## BEGIN Working data

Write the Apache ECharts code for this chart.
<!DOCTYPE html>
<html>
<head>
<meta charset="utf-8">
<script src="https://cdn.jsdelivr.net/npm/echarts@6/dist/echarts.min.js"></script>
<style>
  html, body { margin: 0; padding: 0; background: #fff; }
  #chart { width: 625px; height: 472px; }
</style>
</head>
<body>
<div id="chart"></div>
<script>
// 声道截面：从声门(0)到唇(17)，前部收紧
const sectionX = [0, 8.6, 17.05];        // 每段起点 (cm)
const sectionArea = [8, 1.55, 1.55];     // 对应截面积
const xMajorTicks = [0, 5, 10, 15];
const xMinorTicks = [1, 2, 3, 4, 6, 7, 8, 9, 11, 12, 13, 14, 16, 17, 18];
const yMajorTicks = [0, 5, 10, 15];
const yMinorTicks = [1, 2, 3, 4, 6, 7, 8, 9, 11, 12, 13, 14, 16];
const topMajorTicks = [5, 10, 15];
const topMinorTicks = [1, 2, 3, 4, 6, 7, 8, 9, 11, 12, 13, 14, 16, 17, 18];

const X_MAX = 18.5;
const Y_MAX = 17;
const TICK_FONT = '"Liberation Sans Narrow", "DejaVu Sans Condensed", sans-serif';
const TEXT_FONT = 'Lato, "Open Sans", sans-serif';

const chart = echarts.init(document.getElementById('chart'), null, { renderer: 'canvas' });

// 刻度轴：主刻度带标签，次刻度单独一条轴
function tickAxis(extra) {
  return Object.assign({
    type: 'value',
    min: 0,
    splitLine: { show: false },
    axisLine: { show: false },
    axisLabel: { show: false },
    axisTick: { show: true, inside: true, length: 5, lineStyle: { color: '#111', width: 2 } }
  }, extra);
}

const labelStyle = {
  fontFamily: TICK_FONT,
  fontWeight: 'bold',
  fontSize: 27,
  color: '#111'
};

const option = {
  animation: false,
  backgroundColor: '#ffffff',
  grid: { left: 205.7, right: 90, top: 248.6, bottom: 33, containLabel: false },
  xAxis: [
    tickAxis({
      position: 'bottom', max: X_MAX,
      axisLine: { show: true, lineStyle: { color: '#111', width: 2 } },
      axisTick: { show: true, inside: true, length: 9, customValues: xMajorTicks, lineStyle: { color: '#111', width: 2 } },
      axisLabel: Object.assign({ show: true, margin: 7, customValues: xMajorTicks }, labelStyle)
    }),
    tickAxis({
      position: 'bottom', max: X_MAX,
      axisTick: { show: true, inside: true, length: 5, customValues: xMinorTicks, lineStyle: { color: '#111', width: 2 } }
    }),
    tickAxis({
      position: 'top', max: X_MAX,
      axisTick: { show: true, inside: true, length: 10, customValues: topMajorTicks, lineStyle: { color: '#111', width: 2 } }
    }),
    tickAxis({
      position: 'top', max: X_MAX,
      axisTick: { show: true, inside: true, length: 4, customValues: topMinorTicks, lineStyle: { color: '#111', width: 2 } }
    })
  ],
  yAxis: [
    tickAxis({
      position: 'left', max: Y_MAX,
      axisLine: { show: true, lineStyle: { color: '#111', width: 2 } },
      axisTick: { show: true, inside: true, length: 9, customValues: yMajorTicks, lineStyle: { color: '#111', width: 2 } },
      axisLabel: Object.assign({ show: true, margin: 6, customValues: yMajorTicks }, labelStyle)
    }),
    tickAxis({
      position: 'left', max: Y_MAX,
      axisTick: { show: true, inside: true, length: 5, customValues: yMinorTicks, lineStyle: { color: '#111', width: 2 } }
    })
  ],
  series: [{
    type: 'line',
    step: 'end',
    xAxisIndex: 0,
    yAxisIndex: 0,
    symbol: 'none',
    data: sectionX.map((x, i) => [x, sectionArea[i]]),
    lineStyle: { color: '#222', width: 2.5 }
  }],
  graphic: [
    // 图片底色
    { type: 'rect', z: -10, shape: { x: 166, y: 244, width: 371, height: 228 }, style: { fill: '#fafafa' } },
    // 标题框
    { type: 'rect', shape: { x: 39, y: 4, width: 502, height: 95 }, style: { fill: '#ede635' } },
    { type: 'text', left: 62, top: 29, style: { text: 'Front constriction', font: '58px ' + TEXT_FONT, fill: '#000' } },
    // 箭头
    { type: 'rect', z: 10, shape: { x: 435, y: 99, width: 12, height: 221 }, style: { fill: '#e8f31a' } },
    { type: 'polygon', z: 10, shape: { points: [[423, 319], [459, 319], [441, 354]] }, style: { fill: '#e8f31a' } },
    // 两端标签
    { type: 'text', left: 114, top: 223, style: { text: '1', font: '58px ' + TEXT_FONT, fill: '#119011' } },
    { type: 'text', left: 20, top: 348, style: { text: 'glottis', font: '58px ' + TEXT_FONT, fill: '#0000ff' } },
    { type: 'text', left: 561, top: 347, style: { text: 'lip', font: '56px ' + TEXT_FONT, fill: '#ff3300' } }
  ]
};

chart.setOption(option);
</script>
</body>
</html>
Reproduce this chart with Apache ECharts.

## END Working data

Problem description: Reproduce the listing above word for word.

Exercise solution:
Write the Apache ECharts code for this chart.
<!DOCTYPE html>
<html>
<head>
<meta charset="utf-8">
<script src="https://cdn.jsdelivr.net/npm/echarts@6/dist/echarts.min.js"></script>
<style>
  html, body { margin: 0; padding: 0; background: #fff; }
  #chart { width: 625px; height: 472px; }
</style>
</head>
<body>
<div id="chart"></div>
<script>
// 声道截面：从声门(0)到唇(17)，前部收紧
const sectionX = [0, 8.6, 17.05];        // 每段起点 (cm)
const sectionArea = [8, 1.55, 1.55];     // 对应截面积
const xMajorTicks = [0, 5, 10, 15];
const xMinorTicks = [1, 2, 3, 4, 6, 7, 8, 9, 11, 12, 13, 14, 16, 17, 18];
const yMajorTicks = [0, 5, 10, 15];
const yMinorTicks = [1, 2, 3, 4, 6, 7, 8, 9, 11, 12, 13, 14, 16];
const topMajorTicks = [5, 10, 15];
const topMinorTicks = [1, 2, 3, 4, 6, 7, 8, 9, 11, 12, 13, 14, 16, 17, 18];

const X_MAX = 18.5;
const Y_MAX = 17;
const TICK_FONT = '"Liberation Sans Narrow", "DejaVu Sans Condensed", sans-serif';
const TEXT_FONT = 'Lato, "Open Sans", sans-serif';

const chart = echarts.init(document.getElementById('chart'), null, { renderer: 'canvas' });

// 刻度轴：主刻度带标签，次刻度单独一条轴
function tickAxis(extra) {
  return Object.assign({
    type: 'value',
    min: 0,
    splitLine: { show: false },
    axisLine: { show: false },
    axisLabel: { show: false },
    axisTick: { show: true, inside: true, length: 5, lineStyle: { color: '#111', width: 2 } }
  }, extra);
}

const labelStyle = {
  fontFamily: TICK_FONT,
  fontWeight: 'bold',
  fontSize: 27,
  color: '#111'
};

const option = {
  animation: false,
  backgroundColor: '#ffffff',
  grid: { left: 205.7, right: 90, top: 248.6, bottom: 33, containLabel: false },
  xAxis: [
    tickAxis({
      position: 'bottom', max: X_MAX,
      axisLine: { show: true, lineStyle: { color: '#111', width: 2 } },
      axisTick: { show: true, inside: true, length: 9, customValues: xMajorTicks, lineStyle: { color: '#111', width: 2 } },
      axisLabel: Object.assign({ show: true, margin: 7, customValues: xMajorTicks }, labelStyle)
    }),
    tickAxis({
      position: 'bottom', max: X_MAX,
      axisTick: { show: true, inside: true, length: 5, customValues: xMinorTicks, lineStyle: { color: '#111', width: 2 } }
    }),
    tickAxis({
      position: 'top', max: X_MAX,
      axisTick: { show: true, inside: true, length: 10, customValues: topMajorTicks, lineStyle: { color: '#111', width: 2 } }
    }),
    tickAxis({
      position: 'top', max: X_MAX,
      axisTick: { show: true, inside: true, length: 4, customValues: topMinorTicks, lineStyle: { color: '#111', width: 2 } }
    })
  ],
  yAxis: [
    tickAxis({
      position: 'left', max: Y_MAX,
      axisLine: { show: true, lineStyle: { color: '#111', width: 2 } },
      axisTick: { show: true, inside: true, length: 9, customValues: yMajorTicks, lineStyle: { color: '#111', width: 2 } },
      axisLabel: Object.assign({ show: true, margin: 6, customValues: yMajorTicks }, labelStyle)
    }),
    tickAxis({
      position: 'left', max: Y_MAX,
      axisTick: { show: true, inside: true, length: 5, customValues: yMinorTicks, lineStyle: { color: '#111', width: 2 } }
    })
  ],
  series: [{
    type: 'line',
    step: 'end',
    xAxisIndex: 0,
    yAxisIndex: 0,
    symbol: 'none',
    data: sectionX.map((x, i) => [x, sectionArea[i]]),
    lineStyle: { color: '#222', width: 2.5 }
  }],
  graphic: [
    // 图片底色
    { type: 'rect', z: -10, shape: { x: 166, y: 244, width: 371, height: 228 }, style: { fill: '#fafafa' } },
    // 标题框
    { type: 'rect', shape: { x: 39, y: 4, width: 502, height: 95 }, style: { fill: '#ede635' } },
    { type: 'text', left: 62, top: 29, style: { text: 'Front constriction', font: '58px ' + TEXT_FONT, fill: '#000' } },
    // 箭头
    { type: 'rect', z: 10, shape: { x: 435, y: 99, width: 12, height: 221 }, style: { fill: '#e8f31a' } },
    { type: 'polygon', z: 10, shape: { points: [[423, 319], [459, 319], [441, 354]] }, style: { fill: '#e8f31a' } },
    // 两端标签
    { type: 'text', left: 114, top: 223, style: { text: '1', font: '58px ' + TEXT_FONT, fill: '#119011' } },
    { type: 'text', left: 20, top: 348, style: { text: 'glottis', font: '58px ' + TEXT_FONT, fill: '#0000ff' } },
    { type: 'text', left: 561, top: 347, style: { text: 'lip', font: '56px ' + TEXT_FONT, fill: '#ff3300' } }
  ]
};

chart.setOption(option);
</script>
</body>
</html>
Reproduce this chart with Apache ECharts.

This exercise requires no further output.